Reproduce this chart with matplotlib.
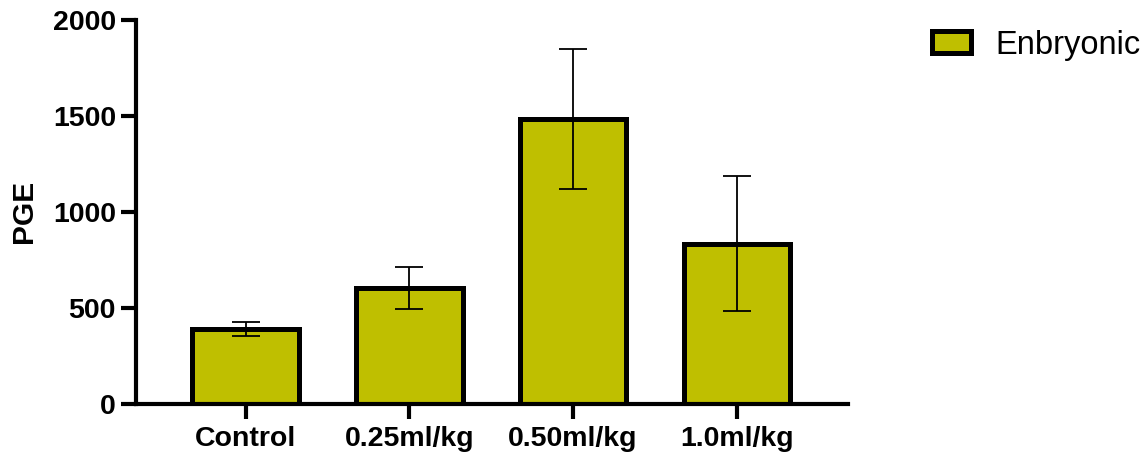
import numpy as np
import matplotlib.pyplot as plt

groups = ["Control", "0.25ml/kg", "0.50ml/kg", "1.0ml/kg"]
means = [390, 605, 1485, 835]
errors = [35, 110, 365, 350]
series_name = "Enbryonic"

plt.rcParams["font.family"] = ["Liberation Sans", "DejaVu Sans"]

fig = plt.figure(figsize=(11.43, 4.61), dpi=100)
ax = fig.add_axes([0.119, 0.1236, 0.623, 0.8334])

x = np.arange(len(groups))
bars = ax.bar(x, means, width=0.65, color="#bfbf00", edgecolor="black",
              linewidth=3.6, label=series_name, zorder=2)
ax.errorbar(x, means, yerr=errors, fmt="none", ecolor="black",
            elinewidth=1.3, capsize=10, capthick=1.3, zorder=3)

ax.set_xlim(-0.67, 3.68)
ax.set_ylim(0, 2000)
ax.set_yticks([0, 500, 1000, 1500, 2000])
ax.set_xticks(x)
ax.set_xticklabels(groups, fontsize=20.5, fontweight="bold")
for lbl in ax.get_yticklabels():
    lbl.set_fontsize(20.5)
    lbl.set_fontweight("bold")

for side in ["top", "right"]:
    ax.spines[side].set_visible(False)
for side in ["left", "bottom"]:
    ax.spines[side].set_linewidth(3)
ax.tick_params(axis="both", width=3, length=10.5)
ax.tick_params(axis="y", pad=4)
ax.tick_params(axis="x", pad=5)

ax.set_ylabel("PGE", fontsize=21.5, fontweight="bold")
ax.yaxis.set_label_coords(-0.137, 0.5)

fig.legend(handles=[bars], labels=[series_name], loc="center left",
           bbox_to_anchor=(0.8155, 0.902), frameon=False, fontsize=23.5,
           handlelength=1.2, handleheight=0.65, handletextpad=0.75,
           borderpad=0, borderaxespad=0)

fig.savefig("out.png", dpi=100)
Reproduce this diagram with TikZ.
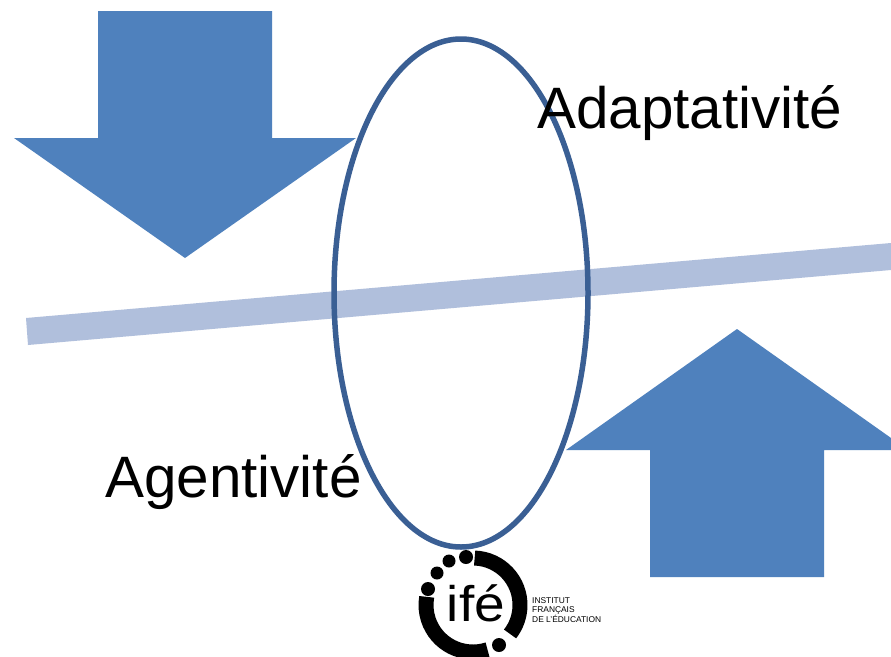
\documentclass[tikz,border=0pt]{standalone}
\usepackage{fontspec}
\setmainfont{Liberation Sans}
\definecolor{arrowblue}{HTML}{4F81BD}
\definecolor{bandblue}{HTML}{B0BFDC}
\definecolor{ringblue}{HTML}{3A5F94}
\tikzset{
  bigarrow/.style={fill=arrowblue,draw=none},
  bigtext/.style={font=\fontsize{58.4}{60}\selectfont,inner sep=0pt,anchor=base west,text=black},
  logotext/.style={font=\fontsize{8.4}{9.5}\selectfont,inner sep=0pt,anchor=base west,text=black},
  ringdot/.style={fill=black,draw=none},
  ringarc/.style={draw=black,line width=15pt}
}
\begin{document}
\begin{tikzpicture}[x=1pt,y=-1pt]
\useasboundingbox (0,0) rectangle (891,656);
\clip (0,0) rectangle (891,656);
\fill[white] (0,0) rectangle (891,656);
% arrows
\path[bigarrow] (98,11) -- (272,11) -- (272,138) -- (356,138) -- (185,258) -- (14,138) -- (98,138) -- cycle;
\path[bigarrow] (737,329) -- (908,450) -- (824,450) -- (824,577) -- (650,577) -- (650,450) -- (566,450) -- cycle;
% band
\fill[bandblue] (26,318) -- (891,243) -- (891,270) -- (28,345) -- cycle;
% ellipse
\draw[ringblue,line width=5.5pt] (461,293) ellipse [x radius=127,y radius=254];
% labels
\node[bigtext] (adapt) at (537,128) {Adaptativité};
\node[bigtext] (agent) at (105,497) {Agentivité};
% logo
\draw[ringarc] (473,605) ++(-88:47) arc[start angle=-88,end angle=38,radius=47];
\draw[ringarc] (473,605) ++(72:47) arc[start angle=72,end angle=190,radius=47];
\fill[ringdot] (428,589) circle (7);
\fill[ringdot] (437,573) circle (6.5);
\fill[ringdot] (449,561) circle (6.5);
\fill[ringdot] (466,557) circle (7);
\fill[ringdot] (499,645) circle (7);
\node[font=\fontsize{50}{50}\selectfont,inner sep=0pt,anchor=base,xscale=1.1] (ife) at (476,621) {ifé};
\node[logotext] (l1) at (532,603) {INSTITUT};
\node[logotext] (l2) at (532,612.5) {FRANÇAIS};
\node[logotext] (l3) at (532,622) {DE L'ÉDUCATION};
\end{tikzpicture}
\end{document}
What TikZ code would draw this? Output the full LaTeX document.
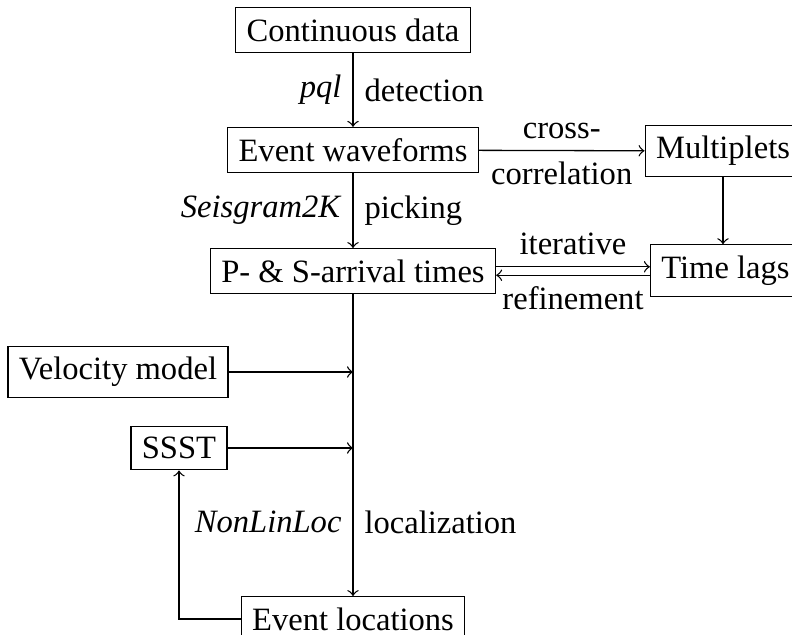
####
REQUIREMENT ::
Reproduce all the records verbatim, excluding images.

RESULT OF THIS EXERCISE ::
Reproduce this chart with matplotlib.
import numpy as np
import matplotlib.pyplot as plt

groups = ["Control", "0.25ml/kg", "0.50ml/kg", "1.0ml/kg"]
means = [390, 605, 1485, 835]
errors = [35, 110, 365, 350]
series_name = "Enbryonic"

plt.rcParams["font.family"] = ["Liberation Sans", "DejaVu Sans"]

fig = plt.figure(figsize=(11.43, 4.61), dpi=100)
ax = fig.add_axes([0.119, 0.1236, 0.623, 0.8334])

x = np.arange(len(groups))
bars = ax.bar(x, means, width=0.65, color="#bfbf00", edgecolor="black",
              linewidth=3.6, label=series_name, zorder=2)
ax.errorbar(x, means, yerr=errors, fmt="none", ecolor="black",
            elinewidth=1.3, capsize=10, capthick=1.3, zorder=3)

ax.set_xlim(-0.67, 3.68)
ax.set_ylim(0, 2000)
ax.set_yticks([0, 500, 1000, 1500, 2000])
ax.set_xticks(x)
ax.set_xticklabels(groups, fontsize=20.5, fontweight="bold")
for lbl in ax.get_yticklabels():
    lbl.set_fontsize(20.5)
    lbl.set_fontweight("bold")

for side in ["top", "right"]:
    ax.spines[side].set_visible(False)
for side in ["left", "bottom"]:
    ax.spines[side].set_linewidth(3)
ax.tick_params(axis="both", width=3, length=10.5)
ax.tick_params(axis="y", pad=4)
ax.tick_params(axis="x", pad=5)

ax.set_ylabel("PGE", fontsize=21.5, fontweight="bold")
ax.yaxis.set_label_coords(-0.137, 0.5)

fig.legend(handles=[bars], labels=[series_name], loc="center left",
           bbox_to_anchor=(0.8155, 0.902), frameon=False, fontsize=23.5,
           handlelength=1.2, handleheight=0.65, handletextpad=0.75,
           borderpad=0, borderaxespad=0)

fig.savefig("out.png", dpi=100)
Reproduce this diagram with TikZ.
\documentclass[tikz,border=0pt]{standalone}
\usepackage{fontspec}
\setmainfont{Liberation Sans}
\definecolor{arrowblue}{HTML}{4F81BD}
\definecolor{bandblue}{HTML}{B0BFDC}
\definecolor{ringblue}{HTML}{3A5F94}
\tikzset{
  bigarrow/.style={fill=arrowblue,draw=none},
  bigtext/.style={font=\fontsize{58.4}{60}\selectfont,inner sep=0pt,anchor=base west,text=black},
  logotext/.style={font=\fontsize{8.4}{9.5}\selectfont,inner sep=0pt,anchor=base west,text=black},
  ringdot/.style={fill=black,draw=none},
  ringarc/.style={draw=black,line width=15pt}
}
\begin{document}
\begin{tikzpicture}[x=1pt,y=-1pt]
\useasboundingbox (0,0) rectangle (891,656);
\clip (0,0) rectangle (891,656);
\fill[white] (0,0) rectangle (891,656);
% arrows
\path[bigarrow] (98,11) -- (272,11) -- (272,138) -- (356,138) -- (185,258) -- (14,138) -- (98,138) -- cycle;
\path[bigarrow] (737,329) -- (908,450) -- (824,450) -- (824,577) -- (650,577) -- (650,450) -- (566,450) -- cycle;
% band
\fill[bandblue] (26,318) -- (891,243) -- (891,270) -- (28,345) -- cycle;
% ellipse
\draw[ringblue,line width=5.5pt] (461,293) ellipse [x radius=127,y radius=254];
% labels
\node[bigtext] (adapt) at (537,128) {Adaptativité};
\node[bigtext] (agent) at (105,497) {Agentivité};
% logo
\draw[ringarc] (473,605) ++(-88:47) arc[start angle=-88,end angle=38,radius=47];
\draw[ringarc] (473,605) ++(72:47) arc[start angle=72,end angle=190,radius=47];
\fill[ringdot] (428,589) circle (7);
\fill[ringdot] (437,573) circle (6.5);
\fill[ringdot] (449,561) circle (6.5);
\fill[ringdot] (466,557) circle (7);
\fill[ringdot] (499,645) circle (7);
\node[font=\fontsize{50}{50}\selectfont,inner sep=0pt,anchor=base,xscale=1.1] (ife) at (476,621) {ifé};
\node[logotext] (l1) at (532,603) {INSTITUT};
\node[logotext] (l2) at (532,612.5) {FRANÇAIS};
\node[logotext] (l3) at (532,622) {DE L'ÉDUCATION};
\end{tikzpicture}
\end{document}
What TikZ code would draw this? Output the full LaTeX document.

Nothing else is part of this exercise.